The way this manifests itself is that the seven chapters that the state requires are often getting morphed into multiple elements on multiple subjects, because the general plan wasn't covering the fundamental issues of concern to many community members. Modern general plans are bringing to light these conversations about public safety, school quality, and place making. The reality of creating these new plans is that it's very expensive. Most cities, because of the budget crises that they now face, do not have the luxury or the ability to take on the creation of the modern general plan.

Los Angeles is criticized enormously in these discussions. Los Angeles created a new general plan framework a few years ago, which quietly set the stage for the enormous change going on throughout Los Angeles. The best example is the amount of new housing being created on commercial corridors, in underutilized commercial industrial areas, including downtown Los Angeles, without impacting the existing low-density neighborhoods. There are many other examples where the new general plans are good, but they're very labor intensive and very expensive. So they're limited to either the few who actually set that as a priority, notwithstanding the resources, or those who have the resources.

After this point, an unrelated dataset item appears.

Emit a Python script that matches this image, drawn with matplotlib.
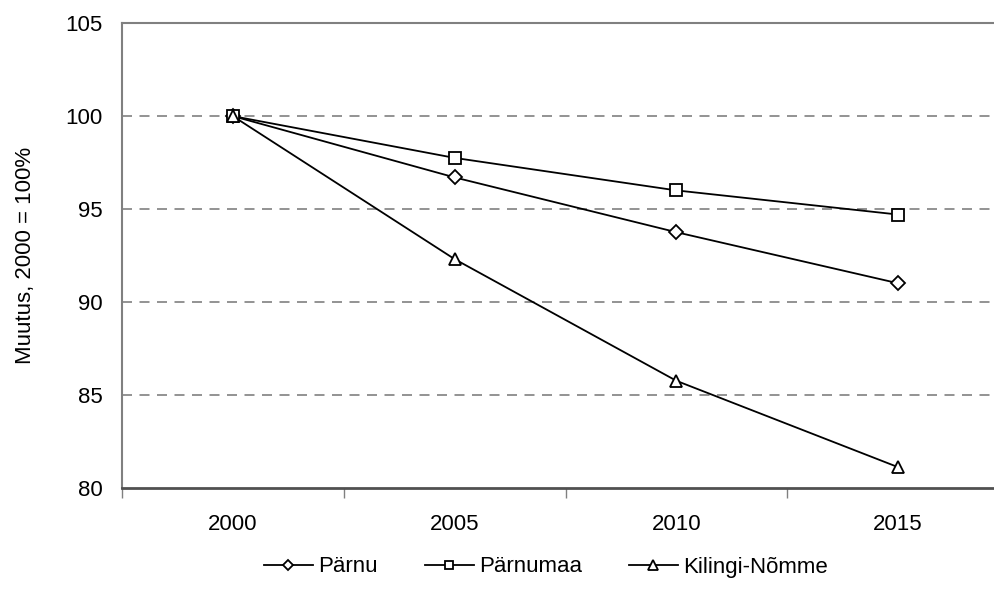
import matplotlib
matplotlib.use("Agg")
import matplotlib.pyplot as plt
import numpy as np

plt.rcParams["font.family"] = ["Liberation Sans", "DejaVu Sans"]

years = ["2000", "2005", "2010", "2015"]
parnu = [100.0, 96.7, 93.75, 91.0]
parnumaa = [100.0, 97.75, 96.0, 94.7]
kilingi = [100.0, 92.3, 85.75, 81.1]
series = ["Pärnu", "Pärnumaa", "Kilingi-Nõmme"]

fig = plt.figure(figsize=(9.95, 6.08), dpi=100)
ax = fig.add_axes([0.1226, 0.198, 0.8915, 0.7638])

x = np.arange(len(years))
style = dict(color="black", lw=1.3, markerfacecolor="white", markeredgecolor="black", markeredgewidth=1.3)
ax.plot(x, parnu, marker="D", ms=7, label=series[0], **style)
ax.plot(x, parnumaa, marker="s", ms=8.5, label=series[1], **style)
ax.plot(x, kilingi, marker="^", ms=9, label=series[2], **style)

ax.set_xlim(-0.5, 3.5)
ax.set_ylim(80, 105)
ax.set_yticks([80, 85, 90, 95, 100, 105])
ax.set_xticks(x)
ax.set_xticklabels(years)
ax.set_xticks(np.arange(-0.5, 4, 1), minor=True)
ax.tick_params(axis="x", which="major", length=0, pad=19, labelsize=16)
ax.tick_params(axis="x", which="minor", length=7, width=1, color="#808080", direction="out")
ax.tick_params(axis="y", length=0, pad=14, labelsize=16)

for v in [85, 90, 95, 100]:
    ax.axhline(v, color="#808080", lw=1.2, ls=(0, (6, 4.5)), zorder=0)

ax.spines["right"].set_visible(False)
ax.spines["top"].set_color("#808080")
ax.spines["left"].set_color("#808080")
ax.spines["top"].set_linewidth(1.5)
ax.spines["left"].set_linewidth(1.5)
ax.spines["bottom"].set_color("#505050")
ax.spines["bottom"].set_linewidth(2)

ax.set_ylabel("Muutus, 2000 = 100%", fontsize=16)
ax.yaxis.set_label_coords(-0.097, 0.5)

fig.legend(loc="center", bbox_to_anchor=(546 / 995, 1 - 567 / 608), ncol=3, frameon=False,
           fontsize=16, handlelength=2.2, handletextpad=0.25, columnspacing=2.1, markerscale=0.75)

plt.savefig("out.png", dpi=100)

What is your legacy in Culver City as its former CAO?

I was a lucky man to be in the right place at a good time. They knew what they wanted to do, and sometimes needed help with the details. Today, the community has a renewed sense of place throughout their neighborhoods. They have a restored downtown and vibrant commercial areas.

I always think of a city as a series of separate places-I call them "pumps." And the pump is either pumping water or it's not. And when it's not, you've got to repair the pump and prime the pump. That's the work of planning and redevelopment.

The legacy for the community is what I refer to as a 20-year overnight success story. The changes are dramatic to those who haven't been there in a while. But, to those who were involved, it was ten or twenty years of intense, exhausting dedication to good planning and good results.